━━━ RECORD LIST

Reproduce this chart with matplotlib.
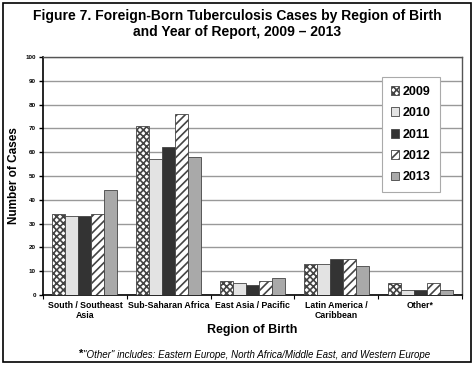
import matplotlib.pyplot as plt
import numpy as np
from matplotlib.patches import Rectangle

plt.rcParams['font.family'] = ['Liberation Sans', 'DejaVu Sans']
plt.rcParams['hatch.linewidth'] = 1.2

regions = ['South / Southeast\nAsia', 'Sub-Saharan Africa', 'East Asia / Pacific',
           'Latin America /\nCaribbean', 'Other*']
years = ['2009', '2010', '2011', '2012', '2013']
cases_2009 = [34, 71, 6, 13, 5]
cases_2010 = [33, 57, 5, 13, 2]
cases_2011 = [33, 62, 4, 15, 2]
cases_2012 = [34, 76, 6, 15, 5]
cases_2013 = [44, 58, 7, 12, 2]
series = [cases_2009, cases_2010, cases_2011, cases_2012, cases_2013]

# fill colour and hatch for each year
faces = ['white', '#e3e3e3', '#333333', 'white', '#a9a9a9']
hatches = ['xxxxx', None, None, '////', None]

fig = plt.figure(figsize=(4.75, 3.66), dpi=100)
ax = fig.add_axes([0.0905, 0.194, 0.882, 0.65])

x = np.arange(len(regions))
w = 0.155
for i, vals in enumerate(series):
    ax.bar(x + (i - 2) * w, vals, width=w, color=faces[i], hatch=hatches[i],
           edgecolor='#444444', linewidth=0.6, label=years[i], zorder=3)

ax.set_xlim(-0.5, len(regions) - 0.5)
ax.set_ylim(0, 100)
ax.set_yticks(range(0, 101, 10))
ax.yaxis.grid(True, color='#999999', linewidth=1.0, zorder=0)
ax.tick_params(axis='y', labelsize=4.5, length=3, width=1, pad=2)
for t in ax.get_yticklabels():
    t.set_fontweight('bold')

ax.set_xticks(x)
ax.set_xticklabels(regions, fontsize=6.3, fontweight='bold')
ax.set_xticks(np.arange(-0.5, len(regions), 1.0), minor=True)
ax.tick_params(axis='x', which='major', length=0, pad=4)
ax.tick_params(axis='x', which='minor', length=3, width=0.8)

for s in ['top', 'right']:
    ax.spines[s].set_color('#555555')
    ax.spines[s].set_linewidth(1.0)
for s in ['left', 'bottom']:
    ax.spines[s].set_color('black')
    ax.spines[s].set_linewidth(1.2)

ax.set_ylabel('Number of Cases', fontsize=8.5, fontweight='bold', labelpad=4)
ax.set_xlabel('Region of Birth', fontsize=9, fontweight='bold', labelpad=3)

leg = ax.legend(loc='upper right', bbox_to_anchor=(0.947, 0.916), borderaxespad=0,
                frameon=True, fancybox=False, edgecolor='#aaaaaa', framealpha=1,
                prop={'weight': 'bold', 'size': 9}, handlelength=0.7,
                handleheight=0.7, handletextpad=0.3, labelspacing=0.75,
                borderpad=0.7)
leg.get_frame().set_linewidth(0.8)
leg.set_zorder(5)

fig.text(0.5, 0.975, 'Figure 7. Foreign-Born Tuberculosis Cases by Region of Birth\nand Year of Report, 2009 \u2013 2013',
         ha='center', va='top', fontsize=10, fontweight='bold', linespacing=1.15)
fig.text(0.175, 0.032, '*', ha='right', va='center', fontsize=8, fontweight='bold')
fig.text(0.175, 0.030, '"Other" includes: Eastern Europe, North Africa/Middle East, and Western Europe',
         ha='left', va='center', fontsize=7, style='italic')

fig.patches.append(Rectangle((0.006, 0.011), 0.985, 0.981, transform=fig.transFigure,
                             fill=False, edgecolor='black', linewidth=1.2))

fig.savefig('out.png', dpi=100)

━━━━━━
━━━ RECORD LIST

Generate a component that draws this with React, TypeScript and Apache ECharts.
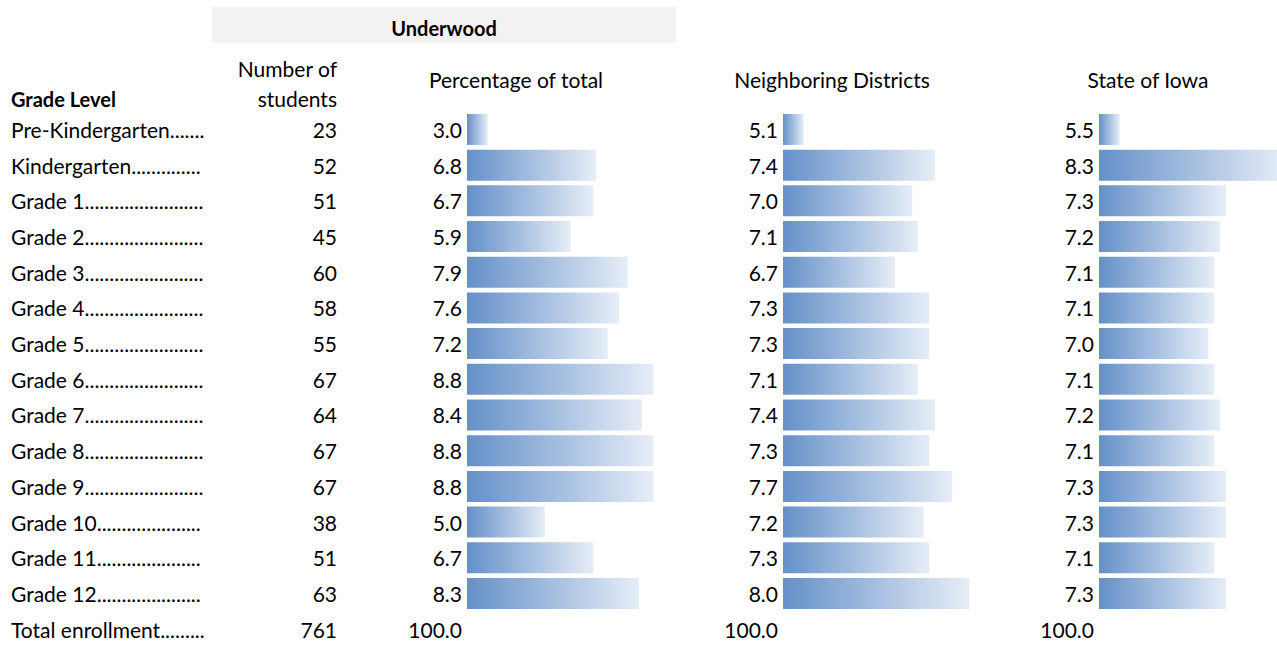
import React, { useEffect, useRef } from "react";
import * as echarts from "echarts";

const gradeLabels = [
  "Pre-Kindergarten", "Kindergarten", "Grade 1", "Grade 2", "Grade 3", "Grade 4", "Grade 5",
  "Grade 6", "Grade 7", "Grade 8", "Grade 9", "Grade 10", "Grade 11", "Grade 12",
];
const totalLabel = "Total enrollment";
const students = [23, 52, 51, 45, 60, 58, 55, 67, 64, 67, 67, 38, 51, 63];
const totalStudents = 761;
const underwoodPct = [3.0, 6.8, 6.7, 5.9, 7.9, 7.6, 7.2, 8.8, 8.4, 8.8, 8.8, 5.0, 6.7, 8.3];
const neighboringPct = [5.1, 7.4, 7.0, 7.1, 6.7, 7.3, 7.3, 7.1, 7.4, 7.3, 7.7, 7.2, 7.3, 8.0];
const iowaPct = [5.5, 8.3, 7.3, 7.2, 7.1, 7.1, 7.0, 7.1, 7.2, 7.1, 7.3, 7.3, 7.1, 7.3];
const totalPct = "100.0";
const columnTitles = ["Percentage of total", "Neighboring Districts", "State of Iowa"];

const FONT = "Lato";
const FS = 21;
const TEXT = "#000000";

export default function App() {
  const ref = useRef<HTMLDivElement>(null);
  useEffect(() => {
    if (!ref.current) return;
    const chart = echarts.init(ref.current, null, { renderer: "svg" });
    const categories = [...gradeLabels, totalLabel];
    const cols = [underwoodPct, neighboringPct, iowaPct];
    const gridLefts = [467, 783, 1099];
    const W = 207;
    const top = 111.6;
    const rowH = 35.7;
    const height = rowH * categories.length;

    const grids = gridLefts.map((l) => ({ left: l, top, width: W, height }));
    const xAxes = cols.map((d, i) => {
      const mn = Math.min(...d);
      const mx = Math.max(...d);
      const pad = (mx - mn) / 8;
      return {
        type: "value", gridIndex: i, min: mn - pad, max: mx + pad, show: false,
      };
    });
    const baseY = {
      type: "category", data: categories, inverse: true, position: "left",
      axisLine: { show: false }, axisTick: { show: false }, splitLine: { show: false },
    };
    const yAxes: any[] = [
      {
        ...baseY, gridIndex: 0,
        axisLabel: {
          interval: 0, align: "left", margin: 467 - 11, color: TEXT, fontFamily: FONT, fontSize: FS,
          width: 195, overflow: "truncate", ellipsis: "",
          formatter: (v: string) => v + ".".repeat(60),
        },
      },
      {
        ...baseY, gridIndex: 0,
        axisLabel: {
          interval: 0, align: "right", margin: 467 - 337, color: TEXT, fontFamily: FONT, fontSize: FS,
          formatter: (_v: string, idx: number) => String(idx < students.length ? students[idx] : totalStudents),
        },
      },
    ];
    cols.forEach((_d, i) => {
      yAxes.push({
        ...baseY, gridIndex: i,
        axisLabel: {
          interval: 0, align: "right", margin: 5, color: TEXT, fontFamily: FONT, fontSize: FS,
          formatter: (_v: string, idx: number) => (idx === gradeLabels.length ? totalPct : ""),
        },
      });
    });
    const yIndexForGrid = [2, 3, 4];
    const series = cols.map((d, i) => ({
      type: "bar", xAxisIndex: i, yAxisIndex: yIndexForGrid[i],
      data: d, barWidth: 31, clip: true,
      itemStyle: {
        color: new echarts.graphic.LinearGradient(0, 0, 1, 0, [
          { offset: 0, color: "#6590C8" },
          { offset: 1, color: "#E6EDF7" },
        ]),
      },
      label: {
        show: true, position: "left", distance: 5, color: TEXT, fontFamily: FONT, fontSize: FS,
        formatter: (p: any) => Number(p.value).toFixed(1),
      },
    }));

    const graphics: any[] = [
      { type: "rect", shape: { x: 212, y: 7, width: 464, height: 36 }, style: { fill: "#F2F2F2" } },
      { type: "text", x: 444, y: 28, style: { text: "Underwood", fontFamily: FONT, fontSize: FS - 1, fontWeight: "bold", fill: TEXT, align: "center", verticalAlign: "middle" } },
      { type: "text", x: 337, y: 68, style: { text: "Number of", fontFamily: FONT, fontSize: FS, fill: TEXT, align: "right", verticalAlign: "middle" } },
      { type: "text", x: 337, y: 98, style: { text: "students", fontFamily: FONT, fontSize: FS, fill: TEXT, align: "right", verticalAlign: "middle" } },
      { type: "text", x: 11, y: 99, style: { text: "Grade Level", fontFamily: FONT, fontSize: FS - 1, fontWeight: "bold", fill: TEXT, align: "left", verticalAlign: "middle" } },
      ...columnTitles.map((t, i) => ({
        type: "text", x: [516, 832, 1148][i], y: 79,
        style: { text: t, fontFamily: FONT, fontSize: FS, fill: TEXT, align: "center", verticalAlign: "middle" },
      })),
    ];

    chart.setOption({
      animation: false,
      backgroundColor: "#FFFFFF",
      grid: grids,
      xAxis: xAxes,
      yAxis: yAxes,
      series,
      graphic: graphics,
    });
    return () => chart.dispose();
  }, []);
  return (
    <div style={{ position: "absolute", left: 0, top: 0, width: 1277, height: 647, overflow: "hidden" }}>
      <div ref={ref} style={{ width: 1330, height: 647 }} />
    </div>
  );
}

━━━━━━

Using the data above, extract exactly the lines from the one containing "Reproduce this chart with matplotlib." through the one containing "plt.rcParams['hatch.linewidth'] = 1.2". Pictures are left out.

Reproduce this chart with matplotlib.
import matplotlib.pyplot as plt
import numpy as np
from matplotlib.patches import Rectangle

plt.rcParams['font.family'] = ['Liberation Sans', 'DejaVu Sans']
plt.rcParams['hatch.linewidth'] = 1.2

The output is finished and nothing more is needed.